When a ship sinks at sea and you’re thrown into the water, hypothermia sets in quickly, so every second counts. An immersion suit is designed to buy you time. Constructed like a surfer’s wetsuit, it keeps you warm for up to three to six hours, until help (hopefully) arrives. Smart sailors and fishermen carry them and, when on a boat, so should you: Even a plunge into 50-degree water will induce hypothermia within 60 minutes.
But what if help is a long time coming? The Stearns I950 ThermaShield 24+ bills itself as the most advanced immersion suit made, one that can extend that crucial in-the-water survival window up to 24 hours, and keep you alive even in freezing (32°F) water. How good is this suit? I couldn’t leap from an arctic charter to test its outermost limits at sea. But I was able to try it in northern Vermont, in early November, with snow falling, and the water in Lake Champlain hovering at that 50-degree mark. So here’s what I did.

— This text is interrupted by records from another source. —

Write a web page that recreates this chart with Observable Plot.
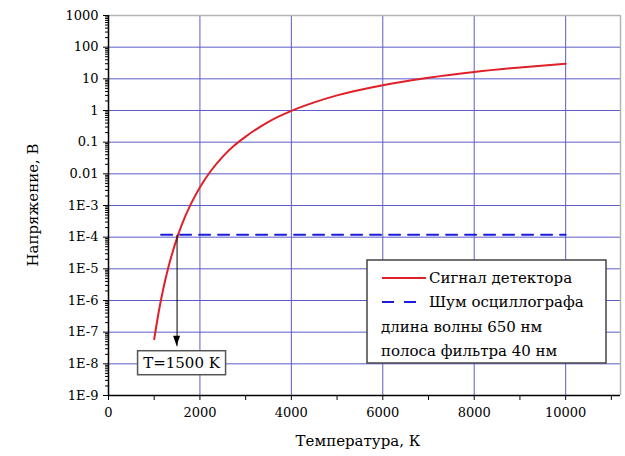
<!DOCTYPE html>
<html>
<head>
<meta charset="utf-8">
<script src="https://cdn.jsdelivr.net/npm/d3@7"></script>
<script src="https://cdn.jsdelivr.net/npm/@observablehq/plot@0.6"></script>
<style>
  html, body { margin: 0; padding: 0; background: white; }
  svg { display: block; }
</style>
</head>
<body>
<div id="chart"></div>
<script>
// ---- data ----
const signalT = [1000, 1100, 1200, 1300, 1400, 1500, 1600, 1800, 2000, 2250, 2500, 2750, 3000, 3500, 4000, 4500, 5000, 6000, 7000, 8000, 9000, 10000];
const signalV = [6.0e-8, 4.5e-7, 2.4e-6, 9.9e-6, 3.3e-5, 9.5e-5, 2.4e-4, 1.1e-3, 3.8e-3, 1.3e-2, 3.5e-2, 7.8e-2, 0.15, 0.44, 0.97, 1.8, 3.0, 6.3, 10.8, 16.4, 22.9, 30.1];
const noiseT = [1150, 10000];
const noiseV = [1.2e-4, 1.2e-4];
const xTicks = [0, 2000, 4000, 6000, 8000, 10000];
const xMinorTicks = [1000, 3000, 5000, 7000, 9000, 11000];
const xGrid = [2000, 4000, 6000, 8000, 10000];
const yTicks = [1000, 100, 10, 1, 0.1, 0.01, 1e-3, 1e-4, 1e-5, 1e-6, 1e-7, 1e-8, 1e-9];
const yTickLabels = ["1000", "100", "10", "1", "0.1", "0.01", "1E-3", "1E-4", "1E-5", "1E-6", "1E-7", "1E-8", "1E-9"];
const yGrid = [100, 10, 1, 0.1, 0.01, 1e-3, 1e-4, 1e-5, 1e-6, 1e-7, 1e-8];
const legendLabels = ["Сигнал детектора", "Шум осциллографа", "длина волны 650 нм", "полоса фильтра 40 нм"];
const annotT = 1500;
const annotV = 1.2e-4;
const annotEndV = 3.6e-8;
const annotLabel = "T=1500 K";
const xTitle = "Температура, К";
const yTitle = "Напряжение, В";

const signal = signalT.map((t, i) => ({T: t, V: signalV[i]}));
const noise = noiseT.map((t, i) => ({T: t, V: noiseV[i]}));
const yLabelMap = new Map(yTicks.map((v, i) => [v, yTickLabels[i]]));
const yMinor = [];
for (let e = -9; e < 3; e++) for (let m = 2; m <= 9; m++) yMinor.push(m * Math.pow(10, e));

const W = 625, H = 456;
const M = {top: 15, right: 5, bottom: 61, left: 108};
const gridColor = "#5c5cc8";
const font = "DejaVu Serif";

const chart = Plot.plot({
  width: W,
  height: H,
  marginTop: M.top,
  marginRight: M.right,
  marginBottom: M.bottom,
  marginLeft: M.left,
  style: {fontFamily: font, fontSize: "13px", color: "black", background: "white", overflow: "visible"},
  x: {domain: [0, 11200]},
  y: {type: "log", domain: [1e-9, 1000]},
  marks: [
    Plot.ruleY(yGrid, {stroke: gridColor, strokeWidth: 1}),
    Plot.ruleX(xGrid, {stroke: gridColor, strokeWidth: 1}),
    Plot.ruleY([1000], {stroke: "#b4b4b4", strokeWidth: 1.5}),
    Plot.ruleX([11200], {stroke: "#b4b4b4", strokeWidth: 1.5}),
    Plot.line(noise, {x: "T", y: "V", stroke: "#1c1cdc", strokeWidth: 2, strokeDasharray: "11,8"}),
    Plot.line(signal, {x: "T", y: "V", stroke: "#e02028", strokeWidth: 2, curve: "monotone-x"}),
    Plot.link([{T: annotT, V1: annotV, V2: annotEndV}], {x1: "T", x2: "T", y1: "V1", y2: "V2", stroke: "black", strokeWidth: 1}),
    Plot.axisY({ticks: yMinor, tickFormat: () => "", tickSize: 3, label: null, stroke: "black"}),
    Plot.axisY({ticks: yTicks, tickFormat: d => yLabelMap.get(d), tickSize: 5, tickPadding: 5, label: null, fontSize: 13, stroke: "black", fill: "black"}),
    Plot.axisX({ticks: xMinorTicks, tickFormat: () => "", tickSize: 5, label: null}),
    Plot.axisX({ticks: xTicks, tickFormat: d => String(d), tickSize: 5, tickPadding: 7, label: null, fontSize: 13}),
    Plot.ruleX([0], {stroke: "black", strokeWidth: 1.5}),
    Plot.ruleY([1e-9], {stroke: "black", strokeWidth: 1.5})
  ]
});

document.getElementById("chart").appendChild(chart);

const xs = chart.scale("x"), ys = chart.scale("y");
const svg = d3.select(chart);

// axis titles
svg.append("text")
  .attr("x", (M.left + W - M.right) / 2 - 6)
  .attr("y", H - 10)
  .attr("text-anchor", "middle")
  .attr("font-size", 15).attr("fill", "black")
  .text(xTitle);
svg.append("text")
  .attr("transform", `translate(38,${(M.top + H - M.bottom) / 2}) rotate(-90)`)
  .attr("text-anchor", "middle")
  .attr("font-size", 15).attr("fill", "black")
  .text(yTitle);

// annotation arrowhead and label box
const ax = xs.apply(annotT), ay = ys.apply(annotEndV);
svg.append("path")
  .attr("d", `M${ax - 3.5},${ay - 10}L${ax + 3.5},${ay - 10}L${ax},${ay}Z`)
  .attr("fill", "black");
const bx = ax + 5, by = ay + 17;
svg.append("rect")
  .attr("x", bx - 44).attr("y", by - 12).attr("width", 88).attr("height", 24)
  .attr("fill", "white").attr("stroke", "#555").attr("stroke-width", 1.5);
svg.append("text")
  .attr("x", bx).attr("y", by + 5.5)
  .attr("text-anchor", "middle")
  .attr("font-size", 15).attr("fill", "black")
  .text(annotLabel);

// legend
const lg = svg.append("g").attr("transform", `translate(${W - M.right - 253},260)`);
lg.append("rect").attr("x", 0).attr("y", 0).attr("width", 239).attr("height", 103)
  .attr("fill", "white").attr("stroke", "#444").attr("stroke-width", 1.5);
lg.append("line").attr("x1", 15).attr("x2", 59).attr("y1", 18).attr("y2", 18)
  .attr("stroke", "#e02028").attr("stroke-width", 2);
lg.append("line").attr("x1", 15).attr("x2", 59).attr("y1", 42).attr("y2", 42)
  .attr("stroke", "#1c1cdc").attr("stroke-width", 2).attr("stroke-dasharray", "12,10");
const lx = [62, 62, 14, 14];
const lyy = [23, 47, 72, 96];
legendLabels.forEach((t, i) => {
  lg.append("text").attr("x", lx[i]).attr("y", lyy[i])
    .attr("text-anchor", "start")
    .attr("font-size", 15).attr("fill", "black")
    .text(t);
});

chart.setAttribute("font-family", font);
chart.querySelectorAll("text, g").forEach(el => {
  el.setAttribute("font-family", font);
  el.style.fontFamily = font;
});
</script>
</body>
</html>
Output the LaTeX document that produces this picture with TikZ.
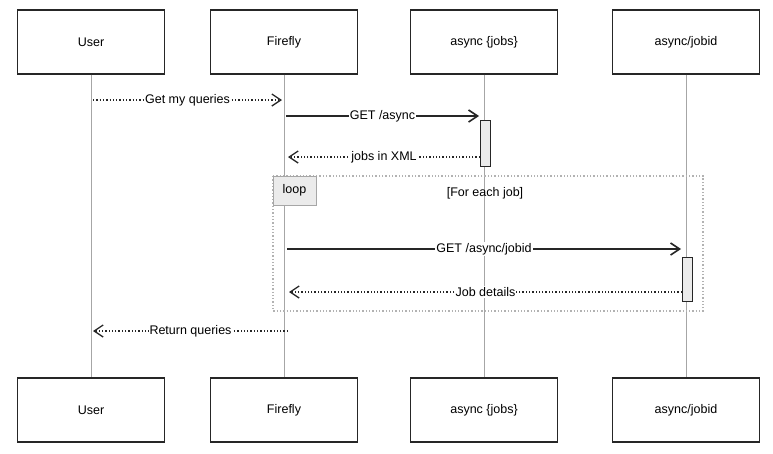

I went down to the dock, lifted the suit’s neoprene one-piece over my body, and threw myself in. I immediately bobbed to the surface and floated. The suit has enough buoyancy to support 330 pounds. (Let’s just say I’m about a third of that.) A large air pillow on the rear of the suit naturally oriented me to float on my back. Breathing into a valve on the right shoulder fills the air pillow. Breathing into a valve on the left shoulder circulates warm breath around the core (to protect vital organs), and then arms, hands, feet, and legs.
The hood blocks sound, so I couldn’t do much but look at the clouds. More tube breathing made me warmer and more buoyant. My fingers got wet because I didn’t cinch the suit’s wrist straps. Those fingers got cold fast. But the suit’s designers foresaw this problem: Jam your hands in the hand warmer sewn onto the stomach, then back into the gloves, and they stay as warm as need be.
I floated like that for an hour, just long enough to (theoretically) get hypothermia. But I was fine. I had, however, floated several yards from shore, and swimming back was awkward: I managed a floundering backstroke back to the dock. While I am sure I could have floated all night, I’m glad I didn’t have to.